Short exercise - Give back exactly the lines from the beginning of the listing below to the line holding "const BLUE = '#0000cc';", both ends included; the pictures stay out.
****
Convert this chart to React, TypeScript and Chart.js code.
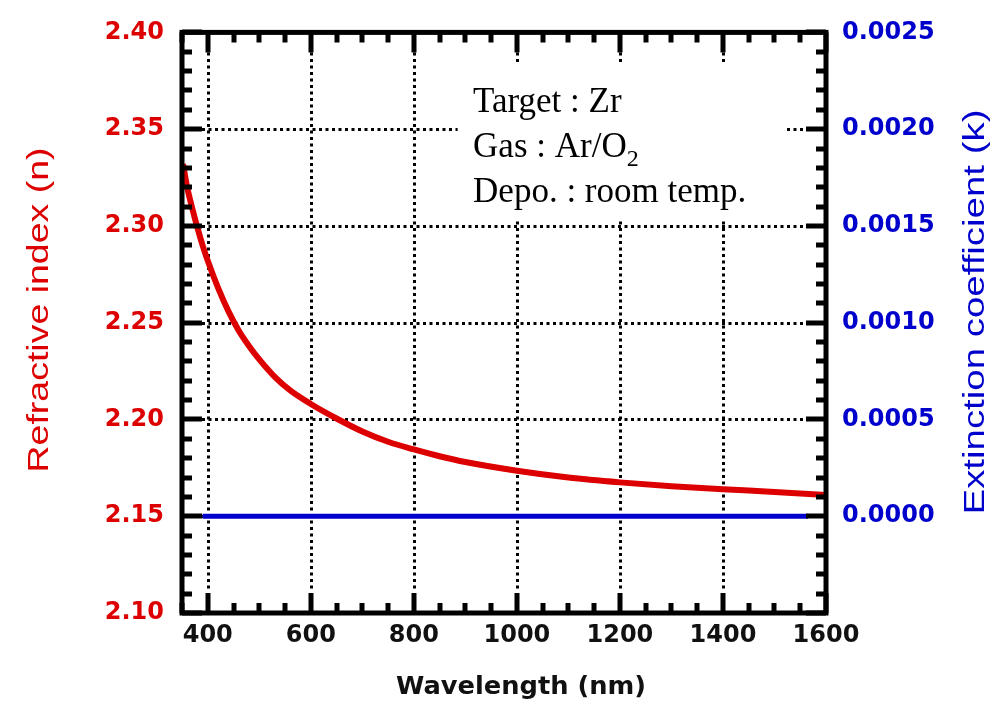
import React, { useEffect, useRef } from 'react';
import { Chart, registerables } from 'chart.js';

Chart.register(...registerables);

// ---- data ----
const wavelengths = [352, 360, 370, 380, 390, 400, 420, 440, 460, 480, 500, 530, 560, 600, 650, 700, 750, 800, 850, 900, 1000, 1100, 1200, 1300, 1400, 1500, 1600];
const refractiveIndex = [2.332, 2.320, 2.309, 2.299, 2.290, 2.282, 2.268, 2.256, 2.246, 2.238, 2.231, 2.222, 2.215, 2.208, 2.2005, 2.1938, 2.1885, 2.1845, 2.181, 2.178, 2.1735, 2.170, 2.1675, 2.1655, 2.164, 2.1625, 2.161];
const kWavelengths = [390, 600, 800, 1000, 1200, 1400, 1565];
const extinction = [0, 0, 0, 0, 0, 0, 0];

const xTicks = [400, 600, 800, 1000, 1200, 1400, 1600];
const nTicks = [2.10, 2.15, 2.20, 2.25, 2.30, 2.35, 2.40];
const kTicks = [0, 0.0005, 0.001, 0.0015, 0.002, 0.0025];

const xTitle = 'Wavelength (nm)';
const nTitle = 'Refractive index (n)';
const kTitle = 'Extinction coefficient (k)';
const noteLines = ['Target : Zr', 'Gas : Ar/O', 'Depo. : room temp.'];
const noteSub = '2';

const RED = '#dd0000';
const BLUE = '#0000cc';

function drawStretched(ctx: CanvasRenderingContext2D, text: string, cx: number, cy: number, rot: number, font: string, color: string, len: number) {
  ctx.save();
  ctx.font = font;
  ctx.fillStyle = color;
  ctx.textAlign = 'center';
  ctx.textBaseline = 'middle';
  const w = ctx.measureText(text).width;
  ctx.translate(cx, cy);
  ctx.rotate(rot);
  ctx.scale(len / w, 1);
  ctx.fillText(text, 0, 0);
  ctx.restore();
}

const framePlugin = {
  id: 'framePlugin',
  beforeDatasetsDraw(chart: any) {
    const { ctx, chartArea: a, scales } = chart;
    const x = scales.x;
    const y = scales.y;
    ctx.save();
    // dotted grid
    ctx.strokeStyle = '#000';
    ctx.lineWidth = 3;
    ctx.setLineDash([3, 3.5]);
    for (const v of xTicks) {
      if (v >= 1600) continue;
      const px = Math.round(x.getPixelForValue(v)) + 0.5;
      ctx.beginPath();
      ctx.moveTo(px, a.top + 20);
      ctx.lineTo(px, a.bottom - 24);
      ctx.stroke();
    }
    for (const v of nTicks) {
      if (v <= 2.10 + 1e-9 || v >= 2.40 - 1e-9) continue;
      const py = Math.round(y.getPixelForValue(v)) + 0.5;
      ctx.beginPath();
      ctx.moveTo(a.left + 20, py);
      ctx.lineTo(a.right - 22, py);
      ctx.stroke();
    }
    ctx.setLineDash([]);
    // white annotation box
    const bx0 = x.getPixelForValue(885);
    const bx1 = x.getPixelForValue(1520);
    const by0 = y.getPixelForValue(2.3835);
    const by1 = y.getPixelForValue(2.3035);
    ctx.fillStyle = '#fff';
    ctx.fillRect(bx0, by0, bx1 - bx0, by1 - by0);
    // annotation text
    ctx.fillStyle = '#000';
    ctx.textAlign = 'left';
    ctx.textBaseline = 'alphabetic';
    const tx = x.getPixelForValue(915);
    const ty = y.getPixelForValue(2.3591);
    ctx.font = '35px "Liberation Serif"';
    noteLines.forEach((t, i) => {
      ctx.fillText(t, tx, ty + i * 45);
      if (i === 1) {
        const w = ctx.measureText(t).width;
        ctx.font = '24px "Liberation Serif"';
        ctx.fillText(noteSub, tx + w, ty + i * 45 + 9);
        ctx.font = '35px "Liberation Serif"';
      }
    });
    ctx.restore();
  },
  afterDatasetsDraw(chart: any) {
    const { ctx, chartArea: a, scales } = chart;
    const x = scales.x;
    const y = scales.y;
    ctx.save();
    ctx.strokeStyle = '#000';
    ctx.lineWidth = 5;
    ctx.lineCap = 'butt';
    // x tick marks (top and bottom)
    for (let v = 350; v <= 1600; v += 50) {
      const px = Math.round(x.getPixelForValue(v));
      const major = v % 200 === 0;
      const L = major ? 20 : 10;
      ctx.beginPath();
      ctx.moveTo(px, a.bottom);
      ctx.lineTo(px, a.bottom - L);
      ctx.moveTo(px, a.top);
      ctx.lineTo(px, a.top + L);
      ctx.stroke();
    }
    // y tick marks (left and right)
    for (let i = 0; i <= 30; i++) {
      const v = 2.10 + i * 0.01;
      const py = Math.round(y.getPixelForValue(v));
      const major = i % 5 === 0;
      const L = major ? 20 : 10;
      ctx.beginPath();
      ctx.moveTo(a.left, py);
      ctx.lineTo(a.left + L, py);
      ctx.moveTo(a.right, py);
      ctx.lineTo(a.right - L, py);
      ctx.stroke();
    }
    // frame
    ctx.strokeRect(a.left, a.top, a.right - a.left, a.bottom - a.top);
    ctx.restore();

    // axis titles
    drawStretched(ctx, nTitle, 40, 310, -Math.PI / 2, '30px "Liberation Sans"', RED, 325);
    drawStretched(ctx, kTitle, 976, 312, -Math.PI / 2, '30px "Liberation Sans"', BLUE, 405);
    drawStretched(ctx, xTitle, 521, 688, 0, 'bold 24px "DejaVu Sans"', '#111', 250);
  },
};

export default function App() {
  const ref = useRef<HTMLCanvasElement | null>(null);
  useEffect(() => {
    document.body.style.margin = '0';
    document.body.style.overflow = 'hidden';
    if (!ref.current) return;
    const tickFont = { family: 'DejaVu Sans', weight: 'bold' as const, size: 24 };
    const chart = new Chart(ref.current, {
      type: 'line',
      data: {
        datasets: [
          {
            label: 'n',
            data: wavelengths.map((w, i) => ({ x: w, y: refractiveIndex[i] })),
            borderColor: RED,
            borderWidth: 6,
            pointRadius: 0,
            cubicInterpolationMode: 'monotone',
            yAxisID: 'y',
          },
          {
            label: 'k',
            data: kWavelengths.map((w, i) => ({ x: w, y: extinction[i] })),
            borderColor: BLUE,
            borderWidth: 5,
            pointRadius: 0,
            yAxisID: 'y2',
          },
        ],
      },
      options: {
        responsive: false,
        animation: false,
        layout: { padding: { top: 27, left: 0, right: 0, bottom: 0 } },
        plugins: { legend: { display: false }, tooltip: { enabled: false } },
        scales: {
          x: {
            type: 'linear',
            position: 'bottom',
            min: 350,
            max: 1600,
            grid: { display: false, drawTicks: false },
            border: { display: false },
            afterBuildTicks: (s: any) => { s.ticks = xTicks.map((v) => ({ value: v })); },
            afterFit: (s: any) => { s.height = 94; },
            ticks: { font: tickFont, color: '#111', padding: 8, maxRotation: 0, autoSkip: false, callback: (v: any) => String(v) },
          },
          y: {
            type: 'linear',
            position: 'left',
            min: 2.10,
            max: 2.40,
            grid: { display: false, drawTicks: false },
            border: { display: false },
            afterBuildTicks: (s: any) => { s.ticks = nTicks.map((v) => ({ value: v })); },
            afterFit: (s: any) => { s.width = 182; },
            ticks: { font: tickFont, color: RED, padding: 18, autoSkip: false, callback: (v: any) => Number(v).toFixed(2) },
          },
          y2: {
            type: 'linear',
            position: 'right',
            min: -0.0005,
            max: 0.0025,
            grid: { display: false, drawTicks: false },
            border: { display: false },
            afterBuildTicks: (s: any) => { s.ticks = kTicks.map((v) => ({ value: v })); },
            afterFit: (s: any) => { s.width = 181; },
            ticks: { font: tickFont, color: BLUE, padding: 16, autoSkip: false, callback: (v: any) => Number(v).toFixed(4) },
          },
        },
      },
      plugins: [framePlugin],
    } as any);
    return () => chart.destroy();
  }, []);
  return (
    <div style={{ width: 1007, height: 707, background: '#fff' }}>
      <canvas ref={ref} width={1007} height={707} style={{ display: 'block' }} />
    </div>
  );
}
****
Written answer -
Convert this chart to React, TypeScript and Chart.js code.
import React, { useEffect, useRef } from 'react';
import { Chart, registerables } from 'chart.js';

Chart.register(...registerables);

// ---- data ----
const wavelengths = [352, 360, 370, 380, 390, 400, 420, 440, 460, 480, 500, 530, 560, 600, 650, 700, 750, 800, 850, 900, 1000, 1100, 1200, 1300, 1400, 1500, 1600];
const refractiveIndex = [2.332, 2.320, 2.309, 2.299, 2.290, 2.282, 2.268, 2.256, 2.246, 2.238, 2.231, 2.222, 2.215, 2.208, 2.2005, 2.1938, 2.1885, 2.1845, 2.181, 2.178, 2.1735, 2.170, 2.1675, 2.1655, 2.164, 2.1625, 2.161];
const kWavelengths = [390, 600, 800, 1000, 1200, 1400, 1565];
const extinction = [0, 0, 0, 0, 0, 0, 0];

const xTicks = [400, 600, 800, 1000, 1200, 1400, 1600];
const nTicks = [2.10, 2.15, 2.20, 2.25, 2.30, 2.35, 2.40];
const kTicks = [0, 0.0005, 0.001, 0.0015, 0.002, 0.0025];

const xTitle = 'Wavelength (nm)';
const nTitle = 'Refractive index (n)';
const kTitle = 'Extinction coefficient (k)';
const noteLines = ['Target : Zr', 'Gas : Ar/O', 'Depo. : room temp.'];
const noteSub = '2';

const RED = '#dd0000';
const BLUE = '#0000cc';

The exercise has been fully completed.